**SUPPLIED MATERIAL**
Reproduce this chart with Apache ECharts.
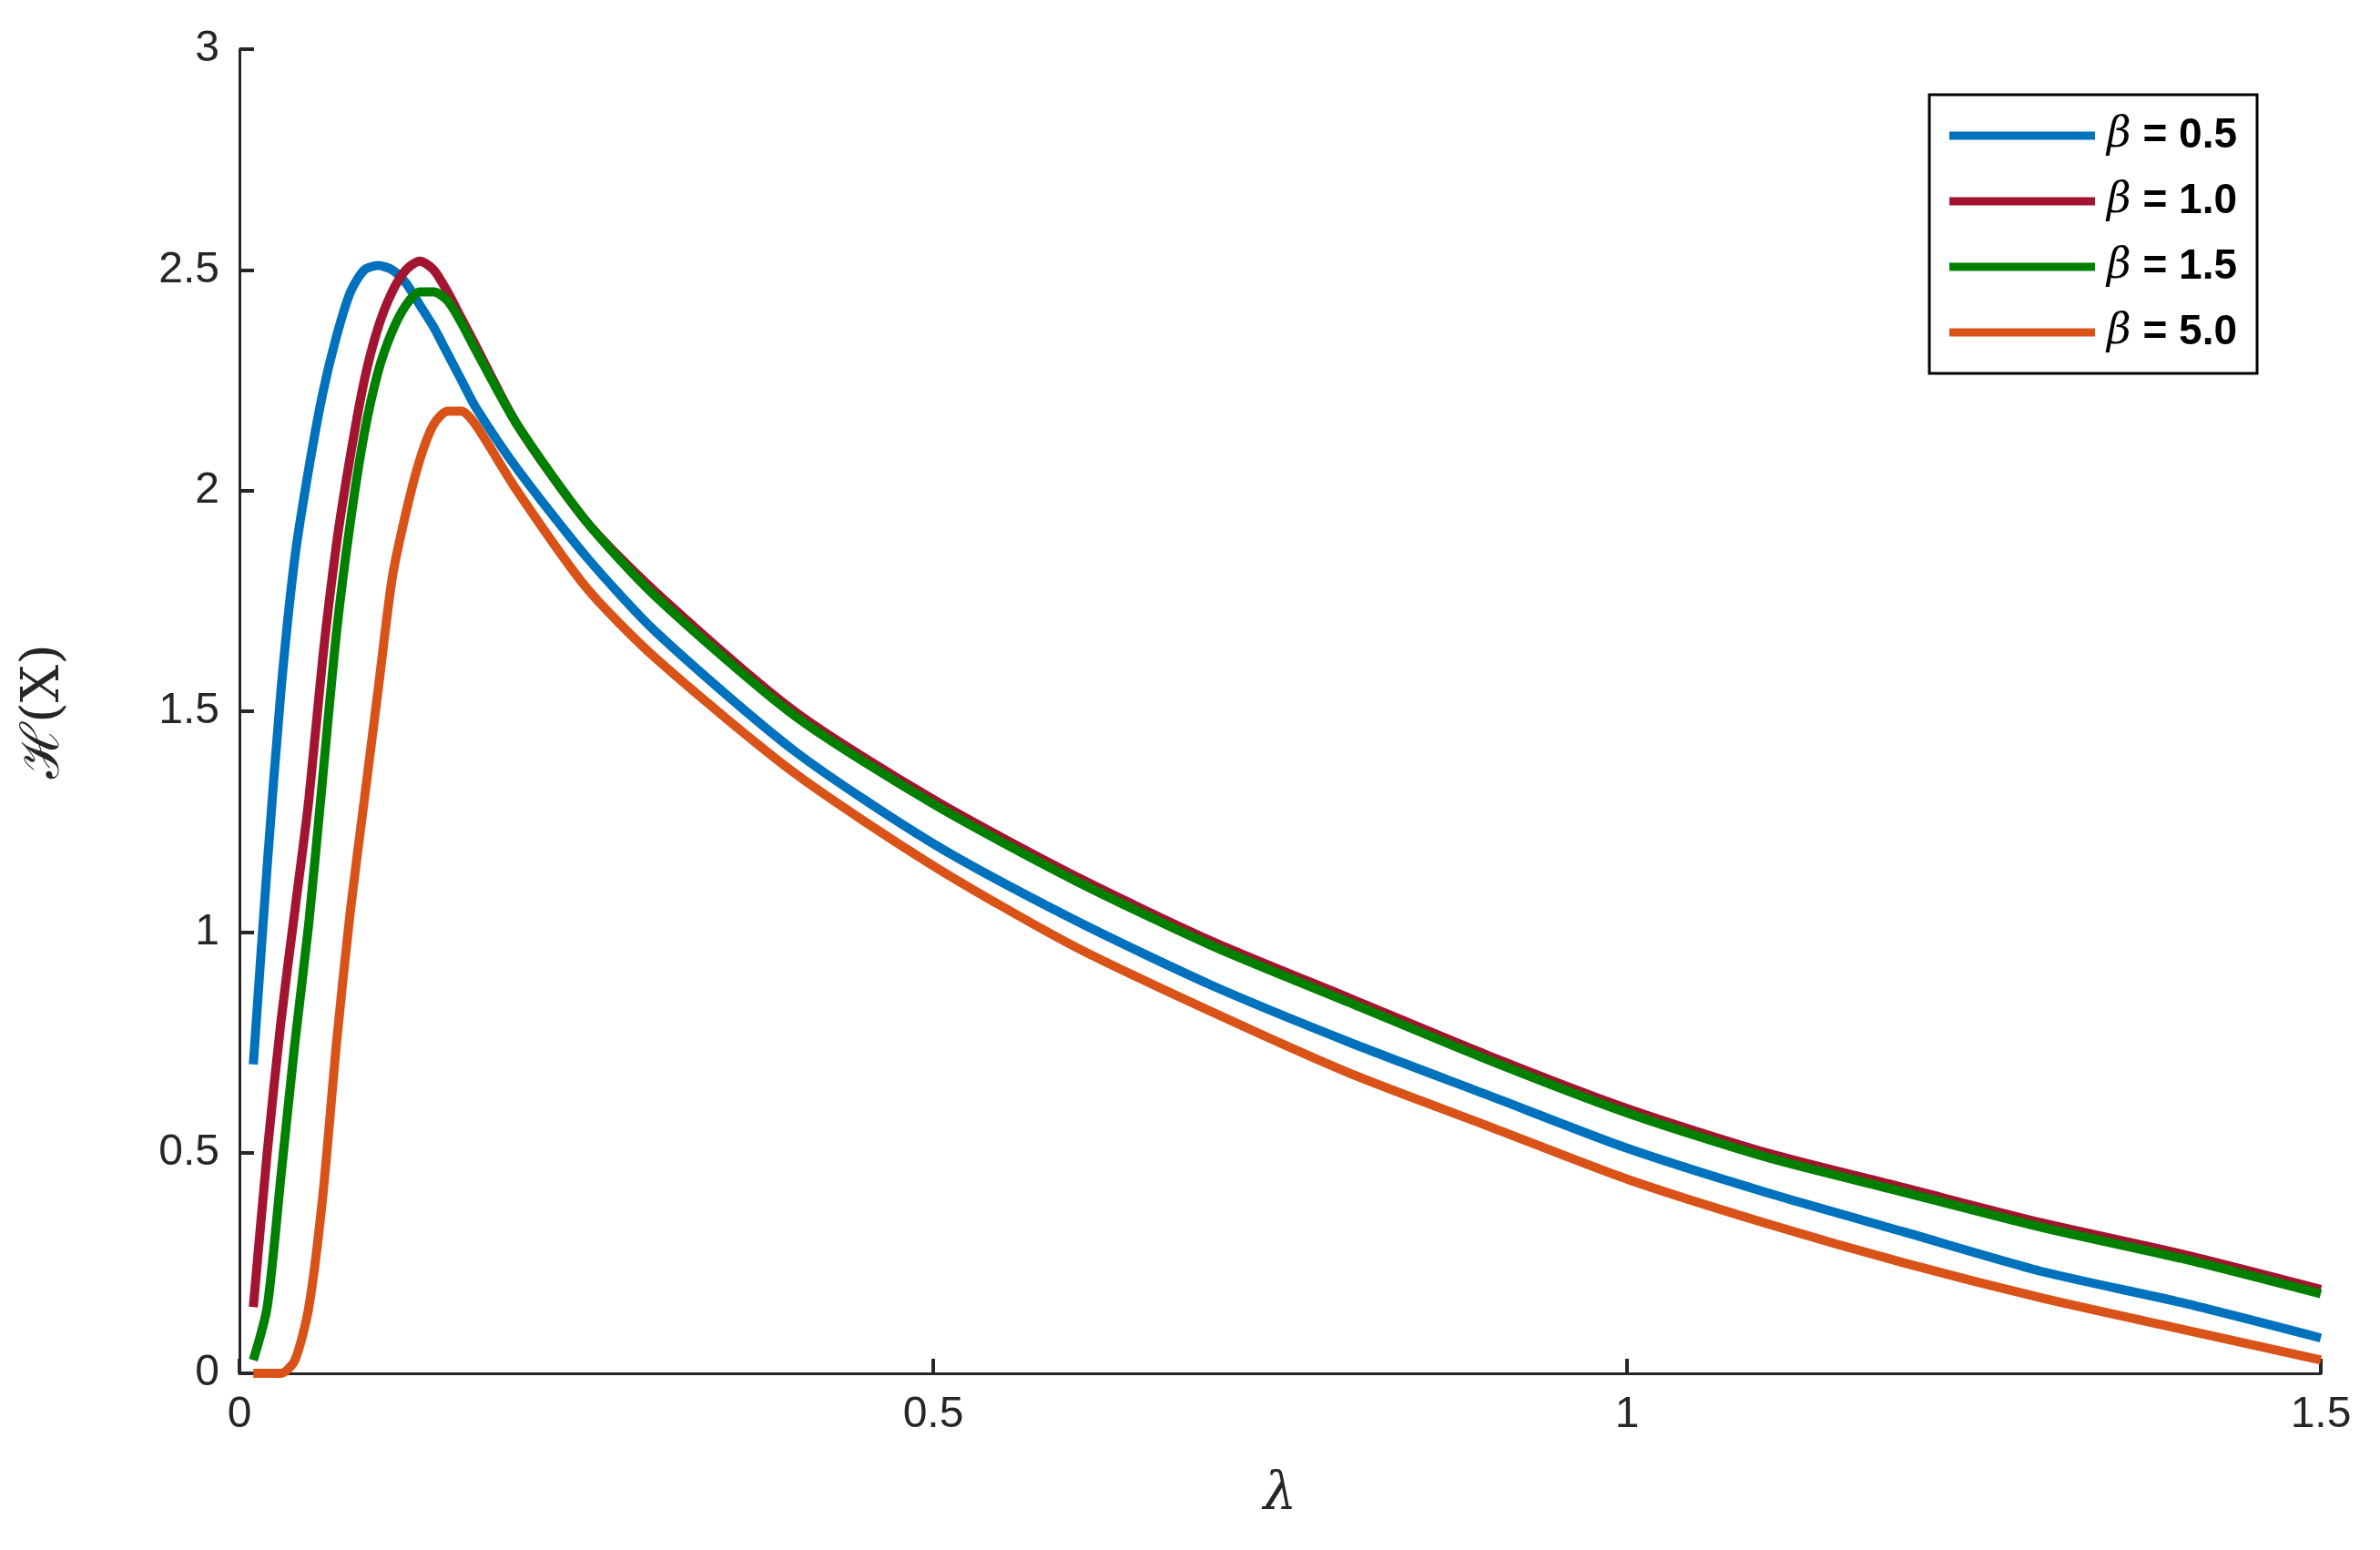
...
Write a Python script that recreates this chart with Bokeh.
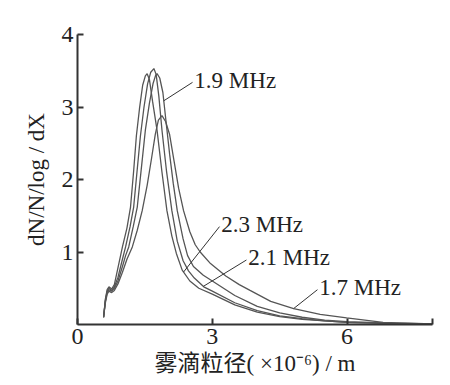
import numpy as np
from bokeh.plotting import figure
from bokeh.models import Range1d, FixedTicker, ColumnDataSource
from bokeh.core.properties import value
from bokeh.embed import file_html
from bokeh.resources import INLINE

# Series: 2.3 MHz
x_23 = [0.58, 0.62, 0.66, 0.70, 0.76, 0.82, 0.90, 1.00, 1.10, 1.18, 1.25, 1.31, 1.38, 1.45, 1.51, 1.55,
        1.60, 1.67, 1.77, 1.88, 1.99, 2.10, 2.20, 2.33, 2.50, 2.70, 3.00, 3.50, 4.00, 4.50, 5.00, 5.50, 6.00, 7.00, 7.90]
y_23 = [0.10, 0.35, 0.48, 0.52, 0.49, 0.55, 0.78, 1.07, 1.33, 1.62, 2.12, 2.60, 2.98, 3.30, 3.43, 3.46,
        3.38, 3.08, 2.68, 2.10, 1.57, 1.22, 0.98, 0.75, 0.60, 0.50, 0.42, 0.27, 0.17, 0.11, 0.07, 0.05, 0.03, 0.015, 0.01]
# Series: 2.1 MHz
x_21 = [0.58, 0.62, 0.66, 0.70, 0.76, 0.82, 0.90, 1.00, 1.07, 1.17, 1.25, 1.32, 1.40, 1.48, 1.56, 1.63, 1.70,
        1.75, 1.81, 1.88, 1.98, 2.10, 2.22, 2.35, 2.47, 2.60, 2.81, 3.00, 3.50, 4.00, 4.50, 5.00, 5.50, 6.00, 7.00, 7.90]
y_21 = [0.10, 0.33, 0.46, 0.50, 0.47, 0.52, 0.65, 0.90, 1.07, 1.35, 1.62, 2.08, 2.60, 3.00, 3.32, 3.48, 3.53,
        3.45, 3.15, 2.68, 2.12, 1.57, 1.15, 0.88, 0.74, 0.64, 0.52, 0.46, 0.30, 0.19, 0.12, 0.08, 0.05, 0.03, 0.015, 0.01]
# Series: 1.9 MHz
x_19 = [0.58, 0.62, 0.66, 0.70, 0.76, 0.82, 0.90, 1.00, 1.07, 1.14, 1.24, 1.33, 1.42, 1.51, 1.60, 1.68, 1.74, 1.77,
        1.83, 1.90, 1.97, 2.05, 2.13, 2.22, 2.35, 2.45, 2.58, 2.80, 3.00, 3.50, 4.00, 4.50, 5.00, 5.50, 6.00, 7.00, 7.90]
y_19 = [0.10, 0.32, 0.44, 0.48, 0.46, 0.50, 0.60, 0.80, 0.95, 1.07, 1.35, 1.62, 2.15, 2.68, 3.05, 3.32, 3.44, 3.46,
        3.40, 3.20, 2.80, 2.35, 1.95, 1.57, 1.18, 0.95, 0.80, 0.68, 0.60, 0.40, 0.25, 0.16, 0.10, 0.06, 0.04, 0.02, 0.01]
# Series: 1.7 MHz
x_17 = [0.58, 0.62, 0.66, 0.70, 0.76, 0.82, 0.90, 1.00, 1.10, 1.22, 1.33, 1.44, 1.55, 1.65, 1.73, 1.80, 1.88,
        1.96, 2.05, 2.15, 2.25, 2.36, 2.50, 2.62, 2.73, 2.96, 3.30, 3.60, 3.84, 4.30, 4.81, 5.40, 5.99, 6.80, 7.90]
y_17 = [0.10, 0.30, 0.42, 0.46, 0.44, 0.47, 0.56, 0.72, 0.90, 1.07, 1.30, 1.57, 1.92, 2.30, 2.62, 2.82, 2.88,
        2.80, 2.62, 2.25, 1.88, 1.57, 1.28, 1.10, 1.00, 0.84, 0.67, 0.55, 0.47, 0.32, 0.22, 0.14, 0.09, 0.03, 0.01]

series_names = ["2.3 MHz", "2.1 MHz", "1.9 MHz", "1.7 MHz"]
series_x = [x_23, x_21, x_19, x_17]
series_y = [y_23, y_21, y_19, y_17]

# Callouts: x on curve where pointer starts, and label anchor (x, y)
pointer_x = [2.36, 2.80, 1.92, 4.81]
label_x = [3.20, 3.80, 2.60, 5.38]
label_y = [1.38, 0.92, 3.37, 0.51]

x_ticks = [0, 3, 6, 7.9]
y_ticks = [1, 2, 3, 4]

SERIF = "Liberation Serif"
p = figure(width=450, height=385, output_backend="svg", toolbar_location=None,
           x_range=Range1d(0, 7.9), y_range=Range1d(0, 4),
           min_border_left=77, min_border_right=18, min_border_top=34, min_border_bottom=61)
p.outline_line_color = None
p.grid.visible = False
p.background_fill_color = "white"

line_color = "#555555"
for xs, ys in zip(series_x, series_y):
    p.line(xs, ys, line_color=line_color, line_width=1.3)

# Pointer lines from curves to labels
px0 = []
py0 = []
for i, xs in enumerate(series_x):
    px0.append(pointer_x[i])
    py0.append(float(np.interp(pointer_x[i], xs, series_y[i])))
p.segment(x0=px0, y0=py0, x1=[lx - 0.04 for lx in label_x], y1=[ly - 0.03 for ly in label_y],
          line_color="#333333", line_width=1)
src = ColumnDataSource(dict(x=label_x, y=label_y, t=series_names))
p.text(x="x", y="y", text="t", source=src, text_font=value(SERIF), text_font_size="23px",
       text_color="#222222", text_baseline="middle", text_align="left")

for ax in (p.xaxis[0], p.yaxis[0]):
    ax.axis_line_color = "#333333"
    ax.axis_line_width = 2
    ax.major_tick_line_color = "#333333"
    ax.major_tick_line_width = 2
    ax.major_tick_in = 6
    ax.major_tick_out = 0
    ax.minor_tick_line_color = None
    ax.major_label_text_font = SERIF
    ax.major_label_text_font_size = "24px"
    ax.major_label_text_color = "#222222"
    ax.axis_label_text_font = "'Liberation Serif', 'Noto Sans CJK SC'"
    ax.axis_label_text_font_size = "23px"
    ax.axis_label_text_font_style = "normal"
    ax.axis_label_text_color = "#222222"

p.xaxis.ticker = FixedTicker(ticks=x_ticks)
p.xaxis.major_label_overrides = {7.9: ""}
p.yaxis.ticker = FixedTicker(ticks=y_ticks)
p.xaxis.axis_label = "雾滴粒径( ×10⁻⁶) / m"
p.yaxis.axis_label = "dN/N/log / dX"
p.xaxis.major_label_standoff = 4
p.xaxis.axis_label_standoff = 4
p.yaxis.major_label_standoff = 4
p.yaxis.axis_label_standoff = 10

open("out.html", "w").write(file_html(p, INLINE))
* * *
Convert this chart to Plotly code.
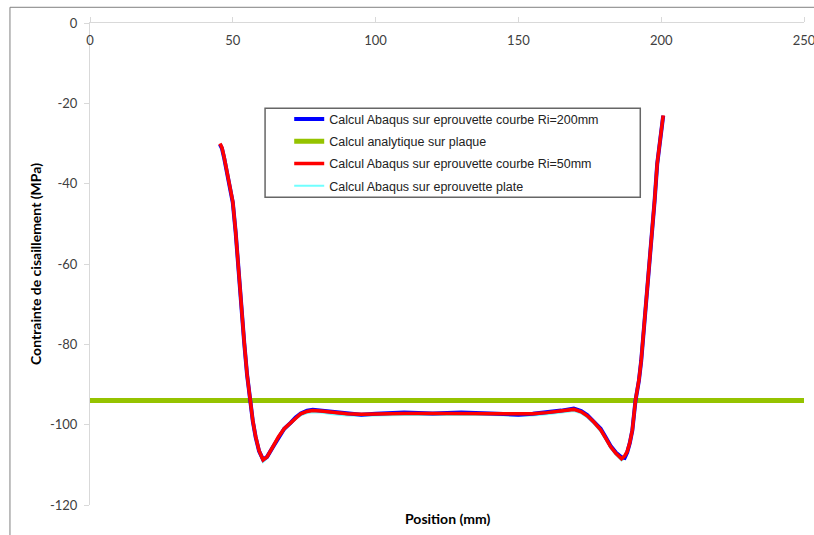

**PROBLEM DETAILS**
Above are the records; copy every line in them that holds the word "chart".

**CORRECT RESULT**
Reproduce this chart with Apache ECharts.
Write a Python script that recreates this chart with Bokeh.
Convert this chart to Plotly code.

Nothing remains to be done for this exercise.